Степан обо всем этом рассказывал с увлечением и откровенно, часто для наглядности, как пример, называл себя.
— Сказать короче, — с усмешкой заключил он, — охотников-богачей не знаю. И потому-то таить им достатки не приходится. Иной год добудешь хорошо, иной — плохо. А только все равно ты пролетарий, рабочий, ты кормишь себя и свою семью ружьем, трудом своих рук. Если у тебя есть изба, конь, корова, то это потому, что ты еще и крестьянин и у семьи твоей должно быть и дело и пропитанье…
Катя вслушивалась в говор Степана. Не знай она, что Лукьянов — крестьянин, таежный человек, можно было этому не поверить. Говорил Степан правильно, по-городскому точно, легко обращался с книжными словами. Чувствовалось, что он не только хорошо грамотный, начитанный, но и думающий человек. «Не прошло, вероятно, бесследно его общение с политическими ссыльными, да и знакомство с профессором Лихачевым и Ваней Акимовым тоже, возможно, оставило свой след», — думала Катя. Ее все больше и больше занимала история снимка. Но спросить, когда и где Степан Димитрич путешествовал с профессором, как у него появился снимок, который висел на почетном месте в доме Лукьяновых, означало бы полную расконспирацию и могло принести самые неожиданные последствия в будущем. «Спокойно, Катерина, не спеши. Обо всем нужно узнать, не выдавая себя», — как бы слышался ей голос брата, который немало потратил усилий, чтоб обучить ее конспирации.
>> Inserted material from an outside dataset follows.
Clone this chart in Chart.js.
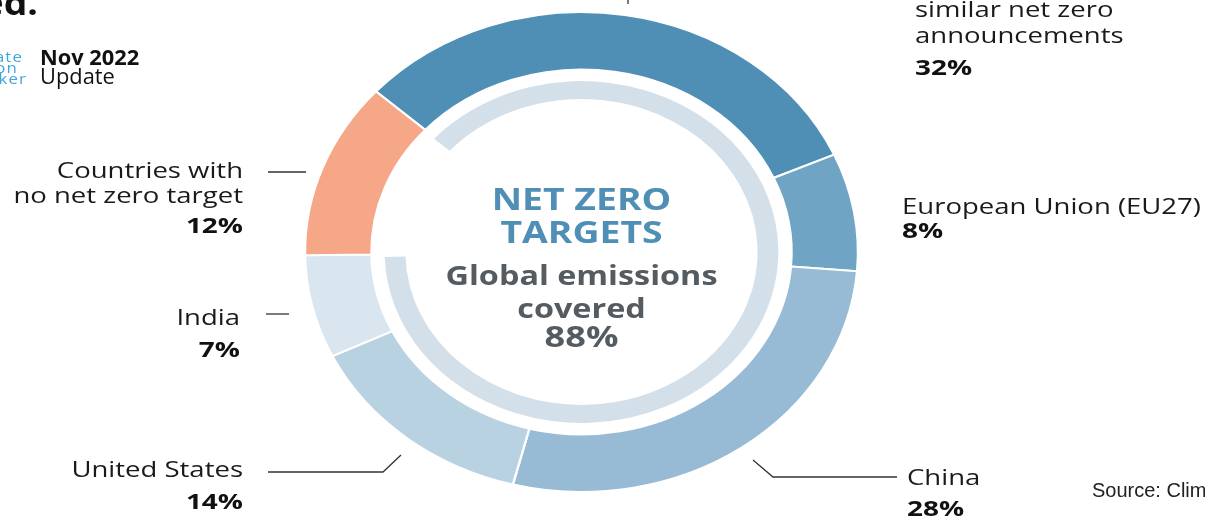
<!DOCTYPE html>
<html>
<head>
<meta charset="utf-8">
<script src="https://cdn.jsdelivr.net/npm/chart.js@4.4.0/dist/chart.umd.min.js"></script>
<style>
html,body{margin:0;padding:0;background:#fff;overflow:hidden}
#wrap{position:relative;width:1205px;height:518px}
</style>
</head>
<body>
<div id="wrap"><canvas id="c"></canvas></div>
<script>
// ---------- data ----------
const categories = [
  "Other countries with\nsimilar net zero\nannouncements",
  "European Union (EU27)",
  "China",
  "United States",
  "India",
  "Countries with\nno net zero target"
];
const shares = [32, 8, 28, 14, 7, 12];
const coveredShare = [88, 12];          // covered / not covered
const centerTitle = ["NET ZERO", "TARGETS"];
const centerSub = ["Global emissions", "covered"];

// ---------- styles / layout ----------
const segmentColors = ["#4f8fb6", "#70a4c5", "#97bbd4", "#b9d2e2", "#d9e6ef", "#f6a788"];
const coveredColors = ["#d3e0e9", "rgba(0,0,0,0)"];
const FONT = "'Open Sans', 'Noto Sans', sans-serif";
const xStretch = 1.152;   // reference ring is slightly elliptical
const textStretch = 1.25; // reference lettering is wide

const labelLayout = [
  { x: 915, align: "left",  base: [-9, 17, 43], pct: 75 },
  { x: 902, align: "left",  base: [214], pct: 238 },
  { x: 907, align: "left",  base: [485], pct: 516 },
  { x: 243, align: "right", base: [477], pct: 509 },
  { x: 240, align: "right", base: [325], pct: 357 },
  { x: 243, align: "right", base: [178, 203], pct: 233 }
];
const leaderLines = [
  [[628, -2], [628, 4]],
  null,
  [[753, 460], [773, 477], [897, 477]],
  [[268, 472], [383, 472], [401, 455]],
  [[266, 314], [289, 314]],
  [[268, 172], [306, 172]]
];

function drawText(ctx, text, x, y, align, font, color, stretch, spacing) {
  ctx.save();
  ctx.translate(x, y);
  ctx.scale(stretch, 1);
  ctx.textAlign = align;
  ctx.textBaseline = "alphabetic";
  ctx.font = font;
  ctx.fillStyle = color;
  if ("letterSpacing" in ctx) ctx.letterSpacing = (spacing || 0) + "px";
  ctx.fillText(text, 0, 0);
  ctx.restore();
}

const stretchPlugin = {
  id: "stretch",
  beforeDatasetsDraw(chart) {
    const el = chart.getDatasetMeta(0).data[0];
    const ctx = chart.ctx;
    ctx.save();
    ctx.translate(el.x, el.y);
    ctx.scale(xStretch, 1);
    ctx.translate(-el.x, -el.y);
  },
  afterDatasetsDraw(chart) {
    chart.ctx.restore();
  }
};

const textPlugin = {
  id: "texts",
  afterDraw(chart) {
    const ctx = chart.ctx;
    const el = chart.getDatasetMeta(0).data[0];
    const cx = el.x;

    // leader lines
    ctx.save();
    ctx.strokeStyle = "#333";
    ctx.lineWidth = 1.3;
    leaderLines.forEach(pts => {
      if (!pts) return;
      ctx.beginPath();
      pts.forEach((p, i) => i ? ctx.lineTo(p[0], p[1]) : ctx.moveTo(p[0], p[1]));
      ctx.stroke();
    });
    ctx.restore();

    // segment labels
    categories.forEach((name, i) => {
      const L = labelLayout[i];
      name.split("\n").forEach((line, j) =>
        drawText(ctx, line, L.x, L.base[j], L.align, "22px " + FONT, "#1a1a1a", textStretch));
      drawText(ctx, shares[i] + "%", L.x, L.pct, L.align, "bold 22px " + FONT, "#111", 1.27);
    });

    // centre text
    drawText(ctx, centerTitle[0], cx, 210, "center", "bold 30px " + FONT, "#4f8fb6", 1.245);
    drawText(ctx, centerTitle[1], cx, 243, "center", "bold 30px " + FONT, "#4f8fb6", 1.245);
    drawText(ctx, centerSub[0], cx, 285, "center", "bold 26px " + FONT, "#545c61", 1.245);
    drawText(ctx, centerSub[1], cx, 318, "center", "bold 26px " + FONT, "#545c61", 1.245);
    drawText(ctx, coveredShare[0] + "%", cx, 347, "center", "bold 29px " + FONT, "#545c61", 1.245);

    // header fragments
    drawText(ctx, "ed.", 38, 15, "right", "bold 34px " + FONT, "#111", 1.1);
    drawText(ctx, "Climate", 23, 62, "right", "15px " + FONT, "#41a7d9", 1.12, 1);
    drawText(ctx, "Action", 18, 73, "right", "15px " + FONT, "#41a7d9", 1.12, 1);
    drawText(ctx, "Tracker", 27, 84, "right", "15px " + FONT, "#41a7d9", 1.12, 1);
    drawText(ctx, "Nov 2022", 40, 65, "left", "bold 21px " + FONT, "#111", 1.04);
    drawText(ctx, "Update", 40, 84, "left", "21px " + FONT, "#111", 1.04);
    drawText(ctx, "Source: Climate Action Tracker", 1092, 497, "left",
      "20px 'Liberation Sans', Arial, sans-serif", "#222", 1);
  }
};

const sumCovered = coveredShare.reduce((a, b) => a + b, 0);

new Chart(document.getElementById("c"), {
  type: "doughnut",
  data: {
    labels: categories,
    datasets: [
      { data: shares, backgroundColor: segmentColors, borderColor: "#ffffff", borderWidth: 2, weight: 0.24, rotation: -48 },
      { data: [sumCovered], backgroundColor: ["rgba(0,0,0,0)"], borderWidth: 0, weight: 0.048 },
      { data: coveredShare, backgroundColor: coveredColors, borderWidth: 0, weight: 0.075, rotation: -48.5 }
    ]
  },
  options: {
    responsive: true,
    maintainAspectRatio: false,
    animation: false,
    radius: 240,
    cutout: "63.7%",
    layout: { padding: { top: 12, bottom: 26, left: 300, right: 342 } },
    plugins: { legend: { display: false }, tooltip: { enabled: false } },
    events: []
  },
  plugins: [stretchPlugin, textPlugin]
});
</script>
</body>
</html>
Выводок Степана редел с каждой минутой. Парни, сопровождаемые родными, сворачивали к своим домам и исчезали во дворах. Дольше всех шагал вслед за Степаном конопатый Спиридон с мешком за спиной. Но и он вскоре отстал, скинув мешок и передав его Степану.
Возле дома Лукьяновых Степана и девушек встретила Татьяна Никаноровна. Она стояла около ворот в пимах, длинной шубе, закутанная в шаль, и, прислонив ладонь к глазам, щурилась от лучей солнца. Когда до Степана осталось несколько шагов, она кинулась навстречу мужу, обняла его и заплакала, приговаривая:
— Степушка, нету покоя мне, недоброе чует ретивое…
Степан не отстранился от жены, не сконфузился от ее порыва. Сбросив с плеча мешок с пушниной, положил руку на спину Татьяны Никаноровны, принялся успокаивать ее:
— Не печалься, мать. Не у одних нас такая беда. Будет же конец и у этого лихолетья.
С минуту они стояли молча. Маша смотрела на родителей покрасневшими глазами. На веках блестели слезинки. Грусть и Катю схватила за сердце. Она без объяснений поняла, что происходило здесь. Судьба старшего сына Лукьяновых и ее взволновала, будто был он ей родным или близким.